Another key consideration is the direction to orient the bed and chair that the patient sits on.

For example, if the patient has left neglect, and the left side of the bed is a wall, the patient could benefit from having the bed flipped around 180 degrees so that the left is no longer a wall, but instead the rest of the world. This may seem very extreme, especially in places like a hospital where things are pretty set up the way they are, such as the oxygen behind the bed, doorways, etc. So every case is different and each facility is different. But think about how much of a difference this could make. If such a change is not possible or considered “safe” for your facility, it is worth educating the patient and their family about this trick for settings such as their own home.

From my experience, left inattention and neglect are difficult to overcome and take time. So in settings such as acute care and acute rehabilitation, you probably are not going to “fix” the patient’s left inattention or neglect. As occupational therapists play an important role in education, practitioners should highly consider passing on this information to the patient and their caregivers. You might even want to consider placing this in your discharge recommendation checklist after evaluation of the patient’s home environment.

Because it is likely very possible for the patient to have their bed flipped in their home environment. This can have a significant positive impact on their recovery for left inattention and left neglect.

Of course, this is not a one-size fits all answer. The environment and the patient’s ability as well as their activities are worth considering as well right. For example, does the spouse have any limitations? Is the environment even feasible to flip the bed? Which side is the stroke on? What objects such as furniture may be in the way?

Oftentimes, in addition to re-arranging the bed, having the chair oriented in the same way as to promote attention to the deficit side should be part of the team’s plan. So if re-arranging the bed is impossible or not practical, at the very least, the patient should have their chair oriented in this manner throughout all stages of the stroke recovery: in the hospital, at a SNF, and at home.

But why not take this even a step further? Why stop at bedside chairs? How about dining chairs, e.g., placing everyone at dinner to the left of the patient? Or furniture in the living room. Where the patient sits in the car. The shower chair being flipped around so the water is on the patient’s left side. Or even where the patient stands relative to what they are working within their environment (it doesn’t just have to be sitting).
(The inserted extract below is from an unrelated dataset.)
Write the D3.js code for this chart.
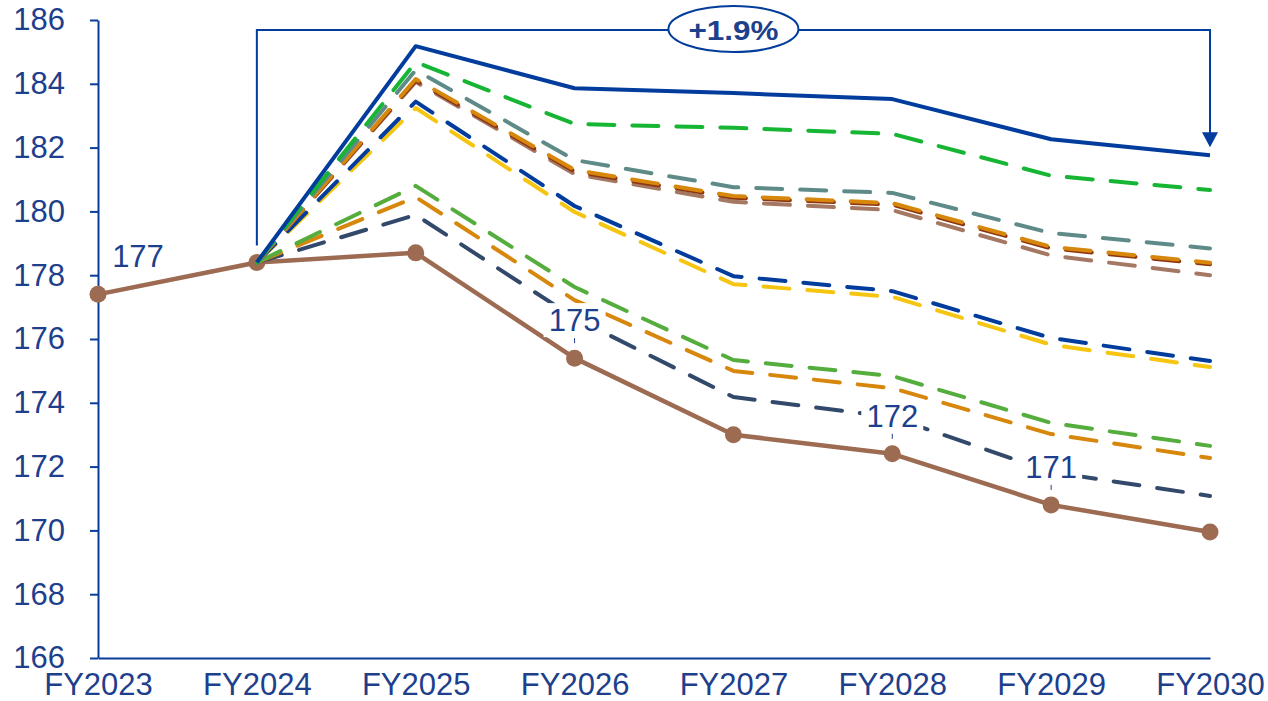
<!DOCTYPE html>
<html>
<head>
<meta charset="utf-8">
<script src="https://cdn.jsdelivr.net/npm/d3@7"></script>
<style>
  html, body { margin: 0; padding: 0; background: #fff; }
  svg { display: block; }
  text { font-family: "Liberation Sans", Arial, sans-serif; }
</style>
</head>
<body>
<svg id="chart" width="1268" height="701"></svg>
<script>
// Fiscal years on the x axis
const years = ["FY2023", "FY2024", "FY2025", "FY2026", "FY2027", "FY2028", "FY2029", "FY2030"];
const yTicks = [166, 168, 170, 172, 174, 176, 178, 180, 182, 184, 186];

// Actual / base path (all years)
const actual = [177.4, 178.4, 178.7, 175.4, 173.0, 172.4, 170.8, 169.95];

// Scenario paths, FY2024 onwards
const scenarioYears = years.slice(1);
const scenTop     = [178.4, 185.18, 183.86, 183.71, 183.52, 182.26, 181.76];
const scenGreen   = [178.4, 184.68, 182.74, 182.62, 182.43, 181.12, 180.67];
const scenTeal    = [178.4, 184.43, 181.61, 180.76, 180.58, 179.32, 178.84];
const scenRust    = [178.4, 184.10, 181.25, 180.43, 180.21, 178.84, 178.34];
const scenOrange  = [178.4, 184.15, 181.30, 180.48, 180.26, 178.89, 178.39];
const scenTan     = [178.4, 184.06, 181.17, 180.30, 180.04, 178.62, 178.00];
const scenBlue    = [178.4, 183.44, 180.17, 177.97, 177.50, 176.03, 175.31];
const scenYellow  = [178.4, 183.24, 179.98, 177.72, 177.32, 175.82, 175.12];
const scenGreen2  = [178.4, 180.80, 177.63, 175.34, 174.84, 173.37, 172.65];
const scenOrange2 = [178.4, 180.45, 177.22, 175.00, 174.46, 173.02, 172.27];
const scenNavy    = [178.4, 179.89, 176.66, 174.18, 173.55, 171.83, 171.08];

// Which actual points carry a value label
const labelYears = ["FY2023", "FY2026", "FY2028", "FY2029"];
const growthLabel = "+1.9%";

const svg = d3.select("#chart");
const x = d3.scalePoint().domain(years).range([98, 1210]);
const y = d3.scaleLinear().domain([166, 186]).range([658, 20]);

const axisBlue = "#0a3c9c";
const textBlue = "#1e3f8c";
const fontSize = 31;

// Axes
const gy = svg.append("g").attr("transform", "translate(98,0)")
  .call(d3.axisLeft(y).tickValues(yTicks).tickSize(8).tickPadding(25).tickSizeOuter(0));
gy.select(".domain").attr("stroke", axisBlue).attr("stroke-width", 2);
gy.selectAll(".tick line").attr("stroke", axisBlue).attr("stroke-width", 2);
gy.selectAll(".tick text").attr("fill", textBlue).attr("font-size", fontSize)
  .attr("font-family", "'Liberation Sans', Arial, sans-serif");

const gx = svg.append("g").attr("transform", "translate(0,658)")
  .call(d3.axisBottom(x).tickSize(0).tickPadding(15).tickSizeOuter(0));
gx.select(".domain").attr("stroke", axisBlue).attr("stroke-width", 2);
gx.selectAll(".tick text").attr("fill", textBlue).attr("font-size", fontSize)
  .attr("font-family", "'Liberation Sans', Arial, sans-serif");

const line = d3.line().x(d => x(d.year)).y(d => y(d.value));

// Actual line with markers
const actualPts = years.map((yr, i) => ({ year: yr, value: actual[i] }));
svg.append("path").datum(actualPts).attr("d", line)
  .attr("fill", "none").attr("stroke", "#9c6b52").attr("stroke-width", 4.5)
  .attr("stroke-linejoin", "round");
svg.selectAll("circle.pt").data(actualPts).join("circle").attr("class", "pt")
  .attr("cx", d => x(d.year)).attr("cy", d => y(d.value)).attr("r", 8.5)
  .attr("fill", "#9c6b52");

// Dashed scenario lines, drawn bottom to top
const scenarios = [
  { values: scenNavy,    color: "#33496b" },
  { values: scenOrange2, color: "#d6870c" },
  { values: scenGreen2,  color: "#55ad3d" },
  { values: scenYellow,  color: "#f6c512" },
  { values: scenBlue,    color: "#023c9c" },
  { values: scenTan,     color: "#a57863" },
  { values: scenRust,    color: "#8e3512" },
  { values: scenOrange,  color: "#d6870c" },
  { values: scenTeal,    color: "#5e8b88" },
  { values: scenGreen,   color: "#16b533" }
];
scenarios.forEach(s => {
  const pts = scenarioYears.map((yr, i) => ({ year: yr, value: s.values[i] }));
  svg.append("path").datum(pts).attr("d", line)
    .attr("fill", "none").attr("stroke", s.color).attr("stroke-width", 4)
    .attr("stroke-dasharray", "26 18").attr("stroke-linecap", "round")
    .attr("stroke-linejoin", "round");
});

// Solid top scenario
const topPts = scenarioYears.map((yr, i) => ({ year: yr, value: scenTop[i] }));
svg.append("path").datum(topPts).attr("d", line)
  .attr("fill", "none").attr("stroke", "#023c9c").attr("stroke-width", 4)
  .attr("stroke-linejoin", "round");

// Value labels on the actual line
const fmt = d3.format(".0f");
actualPts.filter(d => labelYears.includes(d.year)).forEach(d => {
  const px = x(d.year), py = y(d.value);
  if (d.year === "FY2023") {
    svg.append("text").attr("x", px + 40).attr("y", py - 27)
      .attr("text-anchor", "middle").attr("fill", textBlue).attr("font-size", fontSize)
      .text(fmt(d.value));
    return;
  }
  const base = py - 27;
  svg.append("rect").attr("x", px - 31).attr("y", base - 28).attr("width", 62).attr("height", 34)
    .attr("fill", "#fff");
  svg.append("line").attr("x1", px).attr("x2", px).attr("y1", py - 20).attr("y2", py - 15)
    .attr("stroke", textBlue).attr("stroke-width", 1);
  svg.append("text").attr("x", px).attr("y", base)
    .attr("text-anchor", "middle").attr("fill", textBlue).attr("font-size", fontSize)
    .text(fmt(d.value));
});

// Growth bracket from FY2024 to FY2030
const bx0 = x("FY2024"), bx1 = x("FY2030"), by = 30;
svg.append("path")
  .attr("d", `M${bx0},${y(actual[1]) - 17} V${by} H${bx1} V${y(scenTop[6]) - 22}`)
  .attr("fill", "none").attr("stroke", "#023c9c").attr("stroke-width", 2);
const tipY = y(scenTop[6]) - 8;
svg.append("path")
  .attr("d", `M${bx1 - 8},${tipY - 15} L${bx1 + 8},${tipY - 15} L${bx1},${tipY} Z`)
  .attr("fill", "#023c9c");
const ex = x("FY2027");
svg.append("ellipse").attr("cx", ex).attr("cy", by - 1).attr("rx", 65).attr("ry", 23)
  .attr("fill", "#fff").attr("stroke", "#023c9c").attr("stroke-width", 2);
svg.append("text").attr("x", ex).attr("y", by + 10).attr("text-anchor", "middle")
  .attr("fill", textBlue).attr("font-size", 28).attr("font-weight", "bold")
  .attr("textLength", 90).attr("lengthAdjust", "spacingAndGlyphs")
  .text(growthLabel);
</script>
</body>
</html>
We often place objects in a certain way that seems natural or intuitive either as a patient or therapist, but as awkward as it may seem, try to think outside of the box and flip the script for the benefit of their recovery. Encourage your patients and their caregivers to problem-solve and do the same. This can have an exponential impact on the patient’s recovery, not only for attention to one side but also the use of their body such has their arms for functional tasks and to decrease the chances of learned non-use.